■ Exercise requirements ■
Reply with nothing except the number of lines that contain the word "chart".

■ Supplied information ■
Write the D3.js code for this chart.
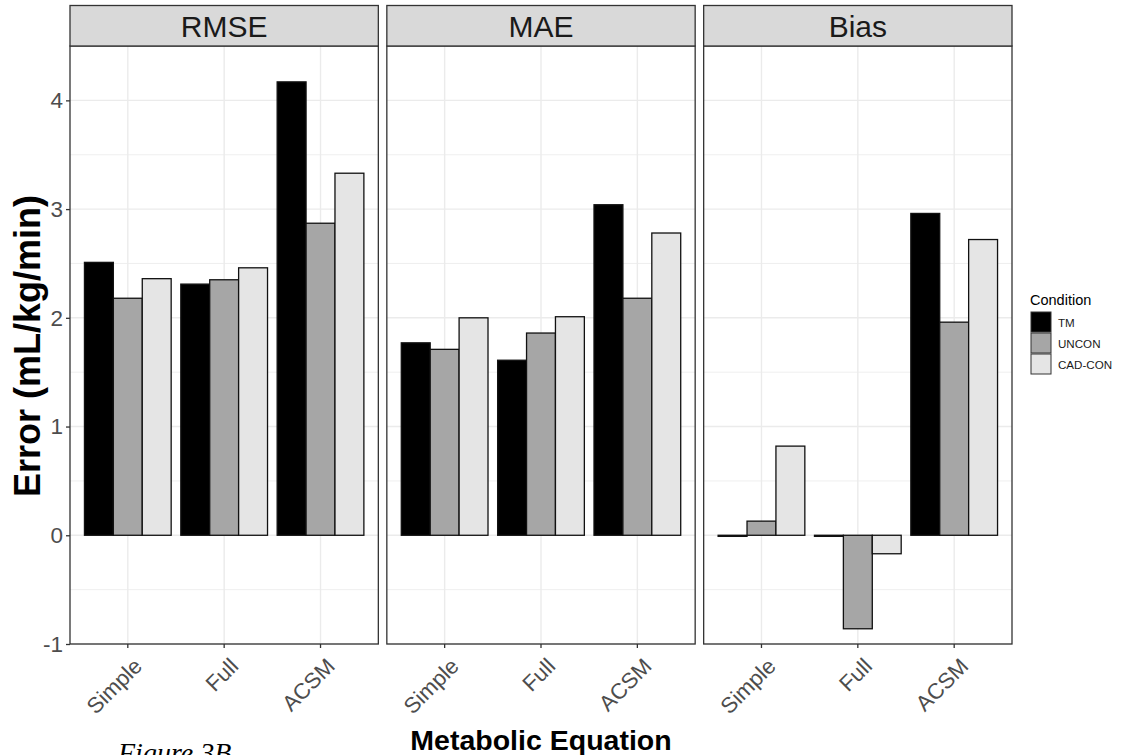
<!DOCTYPE html>
<html>
<head>
<meta charset="utf-8">
<script src="https://cdn.jsdelivr.net/npm/d3@7"></script>
<style>
  body { margin: 0; background: #ffffff; }
  svg { display: block; font-family: "Liberation Sans", Arial, sans-serif; }
</style>
</head>
<body>
<svg id="chart" width="1146" height="755"></svg>
<script>
// Facets, categories and series
const metrics = ["RMSE", "MAE", "Bias"];
const equations = ["Simple", "Full", "ACSM"];
const conditions = ["TM", "UNCON", "CAD-CON"];
const conditionFills = ["#000000", "#A6A6A6", "#E5E5E5"];

// Values per condition (rows: TM, UNCON, CAD-CON; columns: Simple, Full, ACSM)
const rmseValues = [[2.51, 2.31, 4.17], [2.18, 2.35, 2.87], [2.36, 2.46, 3.33]];
const maeValues  = [[1.77, 1.61, 3.04], [1.71, 1.86, 2.18], [2.00, 2.01, 2.78]];
const biasValues = [[-0.01, -0.01, 2.96], [0.13, -0.86, 1.96], [0.82, -0.17, 2.72]];

const yTicks = [-1, 0, 1, 2, 3, 4];
const yMinorTicks = [-0.5, 0.5, 1.5, 2.5, 3.5];

const metricValues = [rmseValues, maeValues, biasValues];

const svg = d3.select("#chart");

// Layout
const plotLeft = 70, plotRight = 1012, panelGap = 8.5;
const stripTop = 5.5, panelTop = 46, panelBottom = 644;
const panelWidth = (plotRight - plotLeft - panelGap * (metrics.length - 1)) / metrics.length;

const y = d3.scaleLinear().domain([-1, 4.5]).range([panelBottom, panelTop]);

const xEq = d3.scaleBand().domain(equations).range([0, panelWidth])
  .paddingInner(0.1).paddingOuter(0.15);
const xCond = d3.scaleBand().domain(conditions).range([0, xEq.bandwidth()]);
const fill = d3.scaleOrdinal().domain(conditions).range(conditionFills);

metrics.forEach((metric, mi) => {
  const left = plotLeft + mi * (panelWidth + panelGap);
  const g = svg.append("g").attr("transform", `translate(${left},0)`);

  // panel background
  g.append("rect").attr("x", 0).attr("y", panelTop)
    .attr("width", panelWidth).attr("height", panelBottom - panelTop)
    .attr("fill", "#ffffff");

  // minor grid
  g.selectAll(".minor").data(yMinorTicks).join("line")
    .attr("x1", 0).attr("x2", panelWidth)
    .attr("y1", d => y(d)).attr("y2", d => y(d))
    .attr("stroke", "#EBEBEB").attr("stroke-width", 0.8);

  // major grid
  g.selectAll(".majorY").data(yTicks).join("line")
    .attr("x1", 0).attr("x2", panelWidth)
    .attr("y1", d => y(d)).attr("y2", d => y(d))
    .attr("stroke", "#EBEBEB").attr("stroke-width", 1.4);
  g.selectAll(".majorX").data(equations).join("line")
    .attr("x1", d => xEq(d) + xEq.bandwidth() / 2).attr("x2", d => xEq(d) + xEq.bandwidth() / 2)
    .attr("y1", panelTop).attr("y2", panelBottom)
    .attr("stroke", "#EBEBEB").attr("stroke-width", 1.4);

  // bars
  const values = metricValues[mi];
  const barData = [];
  conditions.forEach((c, ci) => {
    equations.forEach((e, ei) => {
      barData.push({ condition: c, equation: e, value: values[ci][ei] });
    });
  });
  g.selectAll(".bar").data(barData).join("rect")
    .attr("x", d => xEq(d.equation) + xCond(d.condition))
    .attr("width", xCond.bandwidth())
    .attr("y", d => y(Math.max(0, d.value)))
    .attr("height", d => Math.abs(y(d.value) - y(0)))
    .attr("fill", d => fill(d.condition))
    .attr("stroke", "#111111").attr("stroke-width", 1.3);

  // panel border
  g.append("rect").attr("x", 0).attr("y", panelTop)
    .attr("width", panelWidth).attr("height", panelBottom - panelTop)
    .attr("fill", "none").attr("stroke", "#333333").attr("stroke-width", 1.3);

  // strip
  g.append("rect").attr("x", 0).attr("y", stripTop)
    .attr("width", panelWidth).attr("height", panelTop - stripTop)
    .attr("fill", "#D9D9D9").attr("stroke", "#333333").attr("stroke-width", 1.3);
  g.append("text").attr("x", panelWidth / 2).attr("y", (stripTop + panelTop) / 2 + 1)
    .attr("text-anchor", "middle").attr("dominant-baseline", "central")
    .attr("font-size", 30).attr("fill", "#1A1A1A").text(metric);

  // x axis
  const xAxis = g.append("g").attr("transform", `translate(0,${panelBottom})`)
    .call(d3.axisBottom(xEq).tickSize(4).tickSizeOuter(0));
  xAxis.select(".domain").remove();
  xAxis.selectAll(".tick line").attr("stroke", "#333333").attr("stroke-width", 1.3);
  xAxis.selectAll(".tick text")
    .attr("font-size", 22).attr("fill", "#4D4D4D")
    .attr("text-anchor", "end")
    .attr("y", 0).attr("dy", 0)
    .attr("transform", "translate(5,13) rotate(-45) translate(0,15)");

  // y axis on the first panel only
  if (mi === 0) {
    const yAxis = g.append("g")
      .call(d3.axisLeft(y).tickValues(yTicks).tickSize(4).tickFormat(d => String(d)));
    yAxis.select(".domain").remove();
    yAxis.selectAll(".tick line").attr("stroke", "#333333").attr("stroke-width", 1.3);
    yAxis.selectAll(".tick text").attr("font-size", 22.5).attr("fill", "#4D4D4D").attr("x", -7);
  }
});

// axis titles
svg.append("text")
  .attr("transform", `translate(27,${(panelTop + panelBottom) / 2 + 1}) rotate(-90)`)
  .attr("text-anchor", "middle").attr("dominant-baseline", "central")
  .attr("font-size", 36).attr("font-weight", "bold").attr("fill", "#000000")
  .text("Error (mL/kg/min)");

svg.append("text")
  .attr("x", (plotLeft + plotRight) / 2).attr("y", 750)
  .attr("text-anchor", "middle")
  .attr("font-size", 28.5).attr("font-weight", "bold").attr("fill", "#000000")
  .text("Metabolic Equation");

// legend
const legend = svg.append("g").attr("transform", "translate(1030,0)");
legend.append("text").attr("x", 0).attr("y", 305)
  .attr("font-size", 14.5).attr("fill", "#000000").text("Condition");
conditions.forEach((c, i) => {
  const ky = 312 + i * 21;
  legend.append("rect").attr("x", 1).attr("y", ky).attr("width", 20).attr("height", 20)
    .attr("fill", fill(c)).attr("stroke", "#333333").attr("stroke-width", 1);
  legend.append("text").attr("x", 28).attr("y", ky + 10)
    .attr("dominant-baseline", "central")
    .attr("font-size", 11.6).attr("fill", "#1A1A1A").text(c);
});

// figure label, set low on the page
svg.append("text").attr("x", 118).attr("y", 762)
  .attr("font-family", "'Liberation Serif', 'Times New Roman', serif")
  .attr("font-style", "italic").attr("font-size", 28).attr("fill", "#000000")
  .text("Figure 3B");
</script>
</body>
</html>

■ Task result ■
3